TASK DIRECTIONS: Can you transcribe every line exactly and leave the pictures behind?

GIVEN RECORDS:
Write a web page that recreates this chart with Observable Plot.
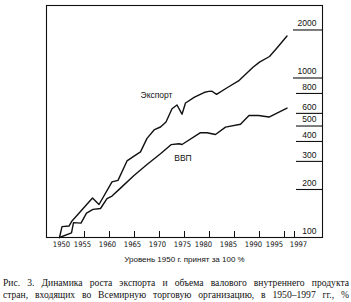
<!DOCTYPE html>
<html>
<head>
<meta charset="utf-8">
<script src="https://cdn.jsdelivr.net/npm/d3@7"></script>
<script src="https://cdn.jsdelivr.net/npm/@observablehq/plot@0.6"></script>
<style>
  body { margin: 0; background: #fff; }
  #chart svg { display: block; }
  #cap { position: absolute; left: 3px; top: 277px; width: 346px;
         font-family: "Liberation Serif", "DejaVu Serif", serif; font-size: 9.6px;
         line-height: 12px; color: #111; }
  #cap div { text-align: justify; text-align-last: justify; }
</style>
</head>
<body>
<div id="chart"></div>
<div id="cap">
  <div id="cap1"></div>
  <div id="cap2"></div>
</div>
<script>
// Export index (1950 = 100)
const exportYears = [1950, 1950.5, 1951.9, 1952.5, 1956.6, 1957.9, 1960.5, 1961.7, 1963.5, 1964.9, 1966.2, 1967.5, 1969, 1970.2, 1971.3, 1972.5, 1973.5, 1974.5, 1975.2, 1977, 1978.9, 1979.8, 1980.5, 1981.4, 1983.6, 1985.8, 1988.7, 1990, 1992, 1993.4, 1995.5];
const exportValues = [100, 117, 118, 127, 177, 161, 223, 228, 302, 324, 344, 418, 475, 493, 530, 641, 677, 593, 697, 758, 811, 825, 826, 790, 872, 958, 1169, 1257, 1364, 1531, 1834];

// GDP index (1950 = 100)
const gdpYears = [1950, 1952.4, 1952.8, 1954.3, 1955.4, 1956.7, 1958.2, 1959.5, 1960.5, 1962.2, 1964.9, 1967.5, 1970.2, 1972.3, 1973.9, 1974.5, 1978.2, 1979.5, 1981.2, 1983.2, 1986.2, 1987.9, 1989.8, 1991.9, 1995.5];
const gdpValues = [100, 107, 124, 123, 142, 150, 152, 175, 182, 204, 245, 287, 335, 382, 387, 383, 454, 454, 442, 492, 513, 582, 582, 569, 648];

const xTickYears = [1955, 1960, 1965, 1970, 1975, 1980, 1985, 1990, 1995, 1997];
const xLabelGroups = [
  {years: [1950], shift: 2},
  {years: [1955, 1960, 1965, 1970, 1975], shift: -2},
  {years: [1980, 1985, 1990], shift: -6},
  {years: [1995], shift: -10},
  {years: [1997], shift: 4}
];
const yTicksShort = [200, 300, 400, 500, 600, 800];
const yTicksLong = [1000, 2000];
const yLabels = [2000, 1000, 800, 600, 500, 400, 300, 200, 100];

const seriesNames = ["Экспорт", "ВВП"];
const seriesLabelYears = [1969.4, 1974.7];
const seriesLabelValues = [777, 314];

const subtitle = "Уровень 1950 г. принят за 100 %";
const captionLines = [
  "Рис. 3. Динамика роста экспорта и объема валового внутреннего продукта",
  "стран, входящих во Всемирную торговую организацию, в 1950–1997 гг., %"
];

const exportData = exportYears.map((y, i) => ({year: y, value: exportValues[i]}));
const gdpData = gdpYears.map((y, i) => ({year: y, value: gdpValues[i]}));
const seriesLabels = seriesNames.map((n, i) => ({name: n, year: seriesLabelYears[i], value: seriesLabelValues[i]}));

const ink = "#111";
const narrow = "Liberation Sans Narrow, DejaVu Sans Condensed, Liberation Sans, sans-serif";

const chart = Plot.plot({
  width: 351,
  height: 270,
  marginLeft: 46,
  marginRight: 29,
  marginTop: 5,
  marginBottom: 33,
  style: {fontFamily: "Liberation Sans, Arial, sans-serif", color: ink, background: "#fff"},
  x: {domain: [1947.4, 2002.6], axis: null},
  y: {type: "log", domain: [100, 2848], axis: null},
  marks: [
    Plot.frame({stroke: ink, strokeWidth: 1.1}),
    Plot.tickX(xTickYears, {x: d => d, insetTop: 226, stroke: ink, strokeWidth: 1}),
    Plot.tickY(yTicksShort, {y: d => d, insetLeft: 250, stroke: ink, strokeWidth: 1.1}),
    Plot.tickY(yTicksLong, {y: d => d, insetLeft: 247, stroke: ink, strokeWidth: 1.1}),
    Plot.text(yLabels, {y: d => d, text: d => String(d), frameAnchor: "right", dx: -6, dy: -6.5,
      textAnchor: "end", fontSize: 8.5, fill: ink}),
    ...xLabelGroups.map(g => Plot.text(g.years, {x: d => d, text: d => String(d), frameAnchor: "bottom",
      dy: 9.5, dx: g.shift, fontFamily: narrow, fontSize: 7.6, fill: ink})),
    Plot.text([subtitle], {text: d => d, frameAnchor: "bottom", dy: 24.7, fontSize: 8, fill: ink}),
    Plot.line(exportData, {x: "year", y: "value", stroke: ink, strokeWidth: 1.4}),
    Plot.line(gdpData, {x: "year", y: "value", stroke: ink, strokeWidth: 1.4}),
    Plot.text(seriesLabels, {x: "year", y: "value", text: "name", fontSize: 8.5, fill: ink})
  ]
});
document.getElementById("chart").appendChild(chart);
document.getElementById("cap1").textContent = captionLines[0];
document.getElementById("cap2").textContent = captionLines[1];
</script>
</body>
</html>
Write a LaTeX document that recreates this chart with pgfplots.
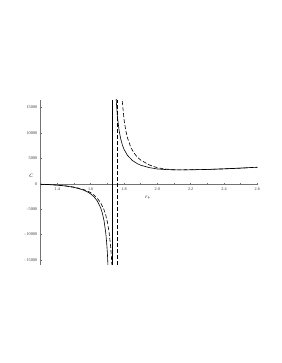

CORRECT RESPONSE:
Write a web page that recreates this chart with Observable Plot.
<!DOCTYPE html>
<html>
<head>
<meta charset="utf-8">
<script src="https://cdn.jsdelivr.net/npm/d3@7"></script>
<script src="https://cdn.jsdelivr.net/npm/@observablehq/plot@0.6"></script>
<style>
  body { margin: 0; background: #fff; }
  #chart svg { display: block; }
  #cap { position: absolute; left: 3px; top: 277px; width: 346px;
         font-family: "Liberation Serif", "DejaVu Serif", serif; font-size: 9.6px;
         line-height: 12px; color: #111; }
  #cap div { text-align: justify; text-align-last: justify; }
</style>
</head>
<body>
<div id="chart"></div>
<div id="cap">
  <div id="cap1"></div>
  <div id="cap2"></div>
</div>
<script>
// Export index (1950 = 100)
const exportYears = [1950, 1950.5, 1951.9, 1952.5, 1956.6, 1957.9, 1960.5, 1961.7, 1963.5, 1964.9, 1966.2, 1967.5, 1969, 1970.2, 1971.3, 1972.5, 1973.5, 1974.5, 1975.2, 1977, 1978.9, 1979.8, 1980.5, 1981.4, 1983.6, 1985.8, 1988.7, 1990, 1992, 1993.4, 1995.5];
const exportValues = [100, 117, 118, 127, 177, 161, 223, 228, 302, 324, 344, 418, 475, 493, 530, 641, 677, 593, 697, 758, 811, 825, 826, 790, 872, 958, 1169, 1257, 1364, 1531, 1834];

// GDP index (1950 = 100)
const gdpYears = [1950, 1952.4, 1952.8, 1954.3, 1955.4, 1956.7, 1958.2, 1959.5, 1960.5, 1962.2, 1964.9, 1967.5, 1970.2, 1972.3, 1973.9, 1974.5, 1978.2, 1979.5, 1981.2, 1983.2, 1986.2, 1987.9, 1989.8, 1991.9, 1995.5];
const gdpValues = [100, 107, 124, 123, 142, 150, 152, 175, 182, 204, 245, 287, 335, 382, 387, 383, 454, 454, 442, 492, 513, 582, 582, 569, 648];

const xTickYears = [1955, 1960, 1965, 1970, 1975, 1980, 1985, 1990, 1995, 1997];
const xLabelGroups = [
  {years: [1950], shift: 2},
  {years: [1955, 1960, 1965, 1970, 1975], shift: -2},
  {years: [1980, 1985, 1990], shift: -6},
  {years: [1995], shift: -10},
  {years: [1997], shift: 4}
];
const yTicksShort = [200, 300, 400, 500, 600, 800];
const yTicksLong = [1000, 2000];
const yLabels = [2000, 1000, 800, 600, 500, 400, 300, 200, 100];

const seriesNames = ["Экспорт", "ВВП"];
const seriesLabelYears = [1969.4, 1974.7];
const seriesLabelValues = [777, 314];

const subtitle = "Уровень 1950 г. принят за 100 %";
const captionLines = [
  "Рис. 3. Динамика роста экспорта и объема валового внутреннего продукта",
  "стран, входящих во Всемирную торговую организацию, в 1950–1997 гг., %"
];

const exportData = exportYears.map((y, i) => ({year: y, value: exportValues[i]}));
const gdpData = gdpYears.map((y, i) => ({year: y, value: gdpValues[i]}));
const seriesLabels = seriesNames.map((n, i) => ({name: n, year: seriesLabelYears[i], value: seriesLabelValues[i]}));

const ink = "#111";
const narrow = "Liberation Sans Narrow, DejaVu Sans Condensed, Liberation Sans, sans-serif";

const chart = Plot.plot({
  width: 351,
  height: 270,
  marginLeft: 46,
  marginRight: 29,
  marginTop: 5,
  marginBottom: 33,
  style: {fontFamily: "Liberation Sans, Arial, sans-serif", color: ink, background: "#fff"},
  x: {domain: [1947.4, 2002.6], axis: null},
  y: {type: "log", domain: [100, 2848], axis: null},
  marks: [
    Plot.frame({stroke: ink, strokeWidth: 1.1}),
    Plot.tickX(xTickYears, {x: d => d, insetTop: 226, stroke: ink, strokeWidth: 1}),
    Plot.tickY(yTicksShort, {y: d => d, insetLeft: 250, stroke: ink, strokeWidth: 1.1}),
    Plot.tickY(yTicksLong, {y: d => d, insetLeft: 247, stroke: ink, strokeWidth: 1.1}),
    Plot.text(yLabels, {y: d => d, text: d => String(d), frameAnchor: "right", dx: -6, dy: -6.5,
      textAnchor: "end", fontSize: 8.5, fill: ink}),
    ...xLabelGroups.map(g => Plot.text(g.years, {x: d => d, text: d => String(d), frameAnchor: "bottom",
      dy: 9.5, dx: g.shift, fontFamily: narrow, fontSize: 7.6, fill: ink})),
    Plot.text([subtitle], {text: d => d, frameAnchor: "bottom", dy: 24.7, fontSize: 8, fill: ink}),
    Plot.line(exportData, {x: "year", y: "value", stroke: ink, strokeWidth: 1.4}),
    Plot.line(gdpData, {x: "year", y: "value", stroke: ink, strokeWidth: 1.4}),
    Plot.text(seriesLabels, {x: "year", y: "value", text: "name", fontSize: 8.5, fill: ink})
  ]
});
document.getElementById("chart").appendChild(chart);
document.getElementById("cap1").textContent = captionLines[0];
document.getElementById("cap2").textContent = captionLines[1];
</script>
</body>
</html>
Write a LaTeX document that recreates this chart with pgfplots.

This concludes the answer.